4.8 RAMPS

4.8.1 
    General
Any part of an accessible route with a slope greater than 1: 20 (5%) shall be considered a ramp and shall comply with 4.8.

Note: Ramps are essential for wheelchair users if elevators or lifts are not available to connect different levels. However, some people who use walking aids have difficulty with ramps and prefer stairs.

4.8.2  
   Slope And Rise
The least possible slope shall be used for any ramp. The maximum slope of a ramp in new construction shall be 1:12. The maximum rise for any run shall be 30 in (760 mm). Curb ramps and ramps to be constructed on existing sites or in existing buildings or facilities may have slopes and rises as allowed in 4.1.6(3)(a) if space limitations prohibit the use of a 1:12 slope or less.

Note: Ramp slopes between 1:16 and 1:20 are preferred. The ability to manage an incline is related to both its slope and its length. Wheelchair users with disabilities affecting their arms or with low stamina have serious difficulty using inclines. Most ambulatory people and most people who use wheelchairs can manage a slope of 1:16. Many people cannot manage a slope of 1:12 for 30 ft (9 m).

4.8.3 
   Clear Width
The minimum clear width of a ramp shall be 36 in (915 mm).

4.8.4  
   Landings
Ramps shall have level landings at bottom and top of each ramp and each ramp run. Landings shall have the following features:
  • 4.8.4(1)
    The landing shall be at least as wide as the ramp run leading to it.
  • 4.8.4(2)
    The landing length shall be a minimum of 60 in (1525 mm) clear.
  • 4.8.4(3)
    If ramps change direction at landings, the minimum landing size shall be 60 in by 60 in (1525 mm by 1525 mm).
  • 4.8.4(4)
    If a doorway is located at a landing, then the area in front of the doorway shall comply with 4.13.6.

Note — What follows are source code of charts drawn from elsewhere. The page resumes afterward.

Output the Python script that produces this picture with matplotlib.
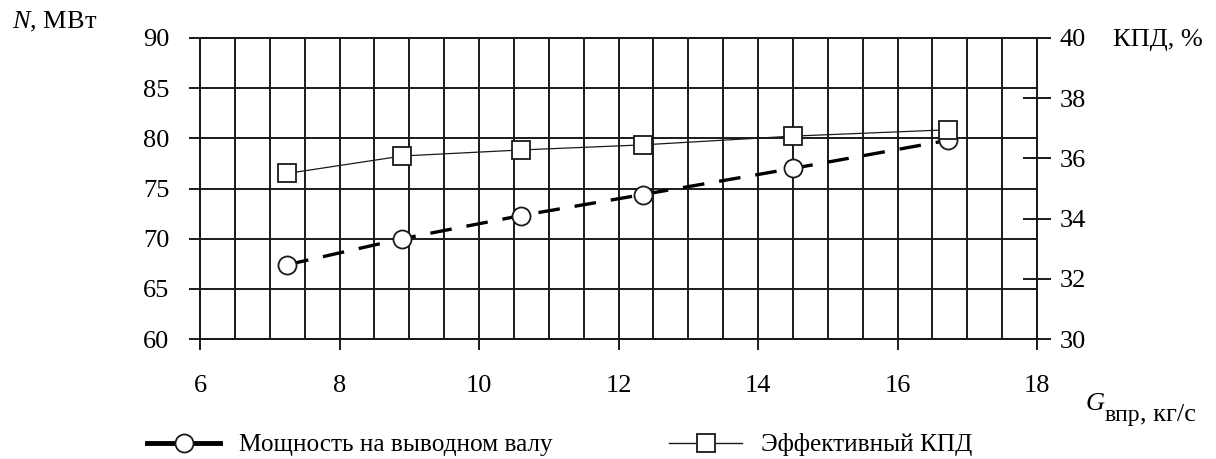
import matplotlib
matplotlib.use("Agg")
import matplotlib.pyplot as plt
from matplotlib.lines import Line2D
import numpy as np

plt.rcParams['font.family'] = ['Liberation Serif', 'DejaVu Serif']
plt.rcParams['mathtext.fontset'] = 'custom'
plt.rcParams['mathtext.rm'] = 'Liberation Serif'
plt.rcParams['mathtext.it'] = 'Liberation Serif:italic'
plt.rcParams['font.size'] = 19

# data
g_flow = [7.25, 8.9, 10.6, 12.35, 14.5, 16.72]
power = [67.4, 70.0, 72.3, 74.4, 77.0, 79.8]
eff = [35.5, 36.08, 36.28, 36.45, 36.74, 36.95]

x_ticks = [6, 8, 10, 12, 14, 16, 18]
left_ticks = [60, 65, 70, 75, 80, 85, 90]
right_ticks = [30, 32, 34, 36, 38, 40]

power_label = "Мощность на выводном валу"
eff_label = "Эффективный КПД"

ink = '#1a1a1a'

fig = plt.figure(figsize=(12.16, 4.59), dpi=100)
ax = fig.add_axes([200 / 1216, 1 - 339 / 459, 837 / 1216, 301 / 459])
ax2 = ax.twinx()

ax.set_xlim(6, 18)
ax.set_ylim(60, 90)
ax2.set_ylim(30, 40)

ax.set_xticks(x_ticks)
ax.set_xticks(np.arange(6, 18.01, 0.5), minor=True)
ax.set_yticks(left_ticks)
ax2.set_yticks(right_ticks)

ax.grid(True, which='both', axis='x', color=ink, linewidth=1.4)
ax.grid(True, which='major', axis='y', color=ink, linewidth=1.4)
ax.set_axisbelow(True)

for a in (ax, ax2):
    for s in a.spines.values():
        s.set_color(ink)
        s.set_linewidth(1.4)

ax.tick_params(axis='x', which='major', direction='out', length=8, width=1.4,
               color=ink, pad=18)
ax.tick_params(axis='x', which='minor', length=0)
ax.tick_params(axis='y', direction='out', length=8, width=1.4, color=ink, pad=14)
ax2.tick_params(axis='y', direction='inout', length=20, width=1.4, color=ink, pad=6)

ax.plot(g_flow, power, color='black', linewidth=2.4, dashes=(6.5, 4.5),
        marker='o', markersize=13, markerfacecolor='white',
        markeredgecolor=ink, markeredgewidth=1.3, zorder=3)
ax2.plot(g_flow, eff, color=ink, linewidth=0.9,
         marker='s', markersize=13, markerfacecolor='white',
         markeredgecolor=ink, markeredgewidth=1.3, zorder=3)

fig.text(12 / 1216, 1 - 22 / 459, "$N$, МВт", ha='left', va='center')
fig.text(1113 / 1216, 1 - 40 / 459, "КПД, %", ha='left', va='center')

# x-axis name: italic G, lowered subscript, then units
g_txt = fig.text(1086 / 1216, 1 - 410 / 459, "G", style='italic',
                 ha='left', va='baseline')
sub = fig.text(0, 0, "")
sub.remove()
sub = ax.annotate("впр", xy=(1, 0), xycoords=g_txt, xytext=(0, -4),
                  textcoords='offset points', fontsize=17,
                  ha='left', va='baseline', annotation_clip=False)
ax.annotate(", кг/с", xy=(1, 0), xycoords=sub, xytext=(0, 4),
            textcoords='offset points', ha='left', va='baseline',
            annotation_clip=False)

handles = [
    Line2D([], [], color='black', linewidth=3.5, marker='o', markersize=13,
           markerfacecolor='white', markeredgecolor=ink, markeredgewidth=1.3),
    Line2D([], [], color=ink, linewidth=1.0, marker='s', markersize=13,
           markerfacecolor='white', markeredgecolor=ink, markeredgewidth=1.3),
]
fig.legend(handles, [power_label, eff_label], loc='center left',
           bbox_to_anchor=(147 / 1216, 14 / 459), ncol=2, frameon=False,
           borderpad=0, borderaxespad=0, handlelength=2.9, handletextpad=0.75,
           columnspacing=4.6, prop={'size': 18.2})

fig.savefig("out.png", dpi=100)
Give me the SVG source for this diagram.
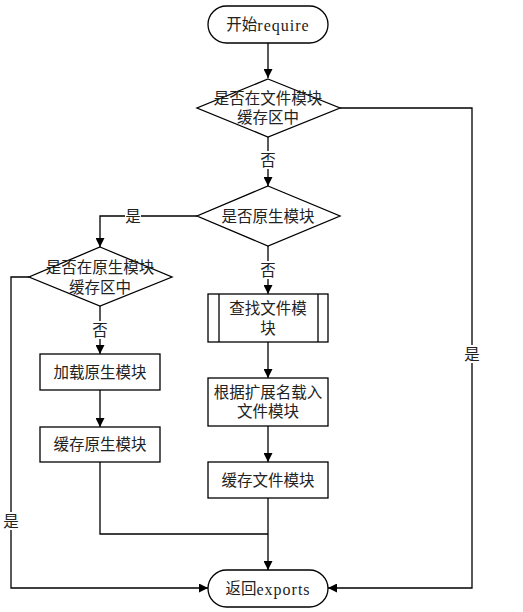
<svg xmlns="http://www.w3.org/2000/svg" width="523" height="612" viewBox="0 0 523 612">
<defs>
<marker id="arr" viewBox="0 0 10 10" refX="10" refY="5" markerWidth="9" markerHeight="9" markerUnits="userSpaceOnUse" orient="auto">
<path d="M0,0 L10,5 L0,10 Z" fill="#000"/>
</marker>
<style>
.s{fill:#fff;stroke:#000;stroke-width:1.3}
.c{fill:none;stroke:#000;stroke-width:1.3}
text{font-family:"Liberation Serif","Noto Sans CJK SC",serif;font-size:15.5px;fill:#222;text-anchor:middle;dominant-baseline:central}
.lat{font-size:16px;letter-spacing:1px}
.lb{fill:#fff}
</style>
</defs>
<rect width="523" height="612" fill="#fff"/>
<g id="connectors">
<path class="c" d="M268,43 V78" marker-end="url(#arr)"/>
<path class="c" d="M268,137 V186" marker-end="url(#arr)"/>
<path class="c" d="M197,216 H100 V247" marker-end="url(#arr)"/>
<path class="c" d="M268,246 V294" marker-end="url(#arr)"/>
<path class="c" d="M100,306 V354" marker-end="url(#arr)"/>
<path class="c" d="M100,390 V427" marker-end="url(#arr)"/>
<path class="c" d="M268,342 V378" marker-end="url(#arr)"/>
<path class="c" d="M268,426 V462" marker-end="url(#arr)"/>
<path class="c" d="M268,498 V570" marker-end="url(#arr)"/>
<path class="c" d="M100,462 V534 H268"/>
<path class="c" d="M29,277 H11 V588 H208" marker-end="url(#arr)"/>
<path class="c" d="M340,108 H472 V588 H328" marker-end="url(#arr)"/>
<rect class="lb" x="260" y="151" width="16" height="18"/>
<text x="268" y="160">否</text>
<rect class="lb" x="125" y="207" width="16" height="18"/>
<text x="133" y="216">是</text>
<rect class="lb" x="260" y="261" width="16" height="18"/>
<text x="268" y="270">否</text>
<rect class="lb" x="92" y="321" width="16" height="18"/>
<text x="100" y="330">否</text>
<rect class="lb" x="3" y="512" width="16" height="18"/>
<text x="11" y="521">是</text>
<rect class="lb" x="464" y="345" width="16" height="18"/>
<text x="472" y="354">是</text>
</g>
<g id="start">
<rect class="s" x="208" y="6" width="120" height="37" rx="18.5"/>
<text x="268" y="24.5">开始<tspan class="lat">require</tspan></text>
</g>
<g id="d1">
<polygon class="s" points="268,79 340,108 268,137 197,108"/>
<text x="268" y="98">是否在文件模块</text>
<text x="268" y="117">缓存区中</text>
</g>
<g id="d2">
<polygon class="s" points="268,186 340,216 268,246 197,216"/>
<text x="268" y="216">是否原生模块</text>
</g>
<g id="d3">
<polygon class="s" points="100,247 172,277 100,306 29,277"/>
<text x="100" y="267">是否在原生模块</text>
<text x="100" y="287">缓存区中</text>
</g>
<g id="find">
<rect class="s" x="208" y="294" width="120" height="48"/>
<path class="c" d="M219,294 V342 M318,294 V342"/>
<text x="268" y="308">查找文件模</text>
<text x="268" y="328">块</text>
</g>
<g id="loadNative">
<rect class="s" x="40" y="354" width="120" height="36"/>
<text x="100" y="372">加载原生模块</text>
</g>
<g id="cacheNative">
<rect class="s" x="40" y="427" width="120" height="35"/>
<text x="100" y="444.5">缓存原生模块</text>
</g>
<g id="loadFile">
<rect class="s" x="208" y="378" width="120" height="48"/>
<text x="268" y="392">根据扩展名载入</text>
<text x="268" y="411">文件模块</text>
</g>
<g id="cacheFile">
<rect class="s" x="208" y="462" width="120" height="36"/>
<text x="268" y="480">缓存文件模块</text>
</g>
<g id="end">
<rect class="s" x="208" y="570" width="120" height="37" rx="18.5"/>
<text x="268" y="588.5">返回<tspan class="lat">exports</tspan></text>
</g>
</svg>
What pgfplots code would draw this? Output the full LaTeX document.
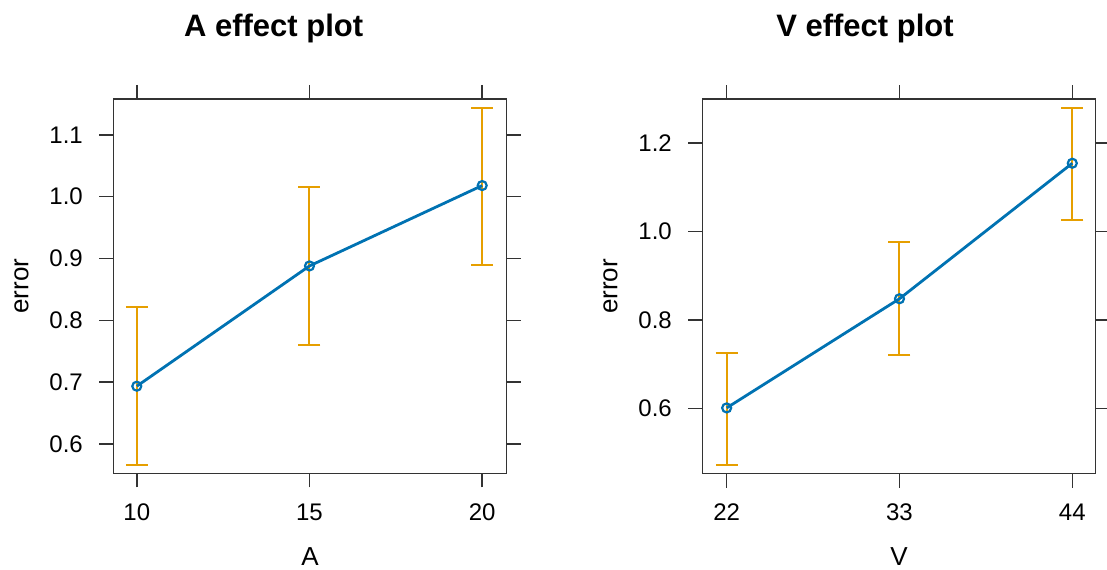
\documentclass[border=0pt]{standalone}
\usepackage{fontspec}
\setmainfont{Liberation Sans}
\usepackage{pgfplots}
\pgfplotsset{compat=1.18}
\usepackage{pgfplotstable}

\definecolor{effblue}{HTML}{0072B2}
\definecolor{efforange}{HTML}{E69F00}
\definecolor{framegray}{HTML}{333333}

% fitted effect and 95% band for each predictor
\pgfplotstableread{
x  y      lo     hi
10 0.6935 0.566  0.821
15 0.888  0.760  1.015
20 1.018  0.890  1.144
}\effA

\pgfplotstableread{
x  y      lo     hi
22 0.6015 0.473  0.726
33 0.848  0.721  0.976
44 1.154  1.026  1.278
}\effV

\pgfplotsset{
  effect/.style={
    scale only axis, width=393.4bp, height=374.3bp,
    axis line style={framegray, line width=1.5bp},
    tick align=outside, major tick length=14bp,
    tick style={framegray, line width=1.5bp},
    xtick pos=both, ytick pos=both,
    xticklabel pos=lower, yticklabel pos=left,
    tick label style={font=\fontsize{24bp}{28bp}\selectfont},
    /pgf/number format/assume math mode=true,
    label style={font=\fontsize{26bp}{30bp}\selectfont},
    xlabel style={at={(axis description cs:0.5,-0.2470)}, anchor=base},
    ylabel style={at={(axis description cs:-0.216,0.5)}, anchor=base},
    xticklabel style={anchor=base, yshift=-33bp},
    yticklabel style={anchor=east, xshift=-13bp,
      /pgf/number format/.cd, fixed, fixed zerofill, precision=1},
    ylabel={error},
  },
  bandstyle/.style={draw=none, mark=none, forget plot,
    error bars/.cd, y dir=both, y explicit,
    error bar style={draw=efforange, line width=2bp},
    error mark options={draw=efforange, line width=2bp, mark size=11bp, rotate=90}},
  fitstyle/.style={effblue, line width=2.8bp, mark=o, mark size=4.5bp,
    mark options={line width=2.2bp, fill=white}},
}

\begin{document}
\begin{tikzpicture}
\useasboundingbox (0,0) rectangle (1107bp,-570bp);

\node[anchor=base, font=\bfseries\fontsize{31bp}{36bp}\selectfont] at (273.6bp,-36bp) {A effect plot};
\node[anchor=base, font=\bfseries\fontsize{31bp}{36bp}\selectfont] at (865bp,-36bp) {V effect plot};

\begin{axis}[effect, at={(113.3bp,-473.3bp)}, anchor=south west,
  xmin=9.32, xmax=20.71, ymin=0.5526, ymax=1.158,
  xtick={10,15,20}, ytick={0.6,0.7,0.8,0.9,1.0,1.1},
  xlabel={A}]
  \addplot[bandstyle] table[x=x, y=y,
    y error plus expr=\thisrow{hi}-\thisrow{y},
    y error minus expr=\thisrow{y}-\thisrow{lo}] {\effA};
  \addplot[fitstyle] table[x=x, y=y] {\effA};
\end{axis}

\begin{axis}[effect, at={(702.3bp,-473.5bp)}, anchor=south west,
  xmin=20.45, xmax=45.49, ymin=0.4534, ymax=1.2986,
  xtick={22,33,44}, ytick={0.6,0.8,1.0,1.2},
  xlabel={V}]
  \addplot[bandstyle] table[x=x, y=y,
    y error plus expr=\thisrow{hi}-\thisrow{y},
    y error minus expr=\thisrow{y}-\thisrow{lo}] {\effV};
  \addplot[fitstyle] table[x=x, y=y] {\effV};
\end{axis}
\end{tikzpicture}
\end{document}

    Note: Level landings are essential toward maintaining an aggregate slope that complies with these guidelines. A ramp landing that is not level causes individuals using wheelchairs to tip backward or bottom out when the ramp is approach
    ed.

4.8.5     Handrails
If a ramp run has a rise greater than 6 in (150 mm) or a horizontal projection greater than 72 in (1830 mm), then it shall have handrails on both sides. Handrails are not required on curb ramps or adjacent to seating in assembly areas. Handrails shall comply with 4.26 and shall have the following features:

  • 4.8.5(1)
    Handrails shall be provided along both sides of ramp segments. The inside handrail on switchback or dogleg ramps shall always be continuous.
  • 4.8.5(2)
    If handrails are not continuous, they shall extend at least 12 in (305 mm) beyond the top and bottom of the ramp segment and shall be parallel with the floor or ground surface (see
    Fig. 17).
  • 4.8.5(3)
    The clear space between the handrail and the wall shall be 1 - 1/2 in (38 mm).
  • 4.8.5(4)
    Gripping surfaces shall be continuous.
  • 4.8.5(5)
    Top of handrail gripping surfaces shall be mounted between 34 in and 38 in (865 mm and 965 mm) above ramp surfaces.
  • 4.8.5(6)
    Ends of handrails shall be either rounded or returned smoothly to floor, wall, or post.
  • 4.8.5(7)
    Handrails shall not rotate within their fittings.

    Note: The requirements for stair and ramp handrails in this guideline are for adults. When children are principal users in a building or facility, a second set of handrails at an appropriate height can assist them and aid in preventing accidents.

4.8.6    Cross Slope And Surfaces
The cross slope of ramp surfaces shall be no greater than 1: 50 (2%). Ramp surfaces shall comply with 4.5.

4.8.7 
   Edge Protection
Ramps and landings with drop-offs shall have curbs, walls, railings, or projecting surfaces that prevent people from slipping off the ramp. Curbs shall be a minimum of 2 in (50 mm) high (see
Fig. 17).

4.8.8
   Outdoor Conditions

Outdoor ramps and their approaches shall be designed so that water will not accumulate on walking surfaces.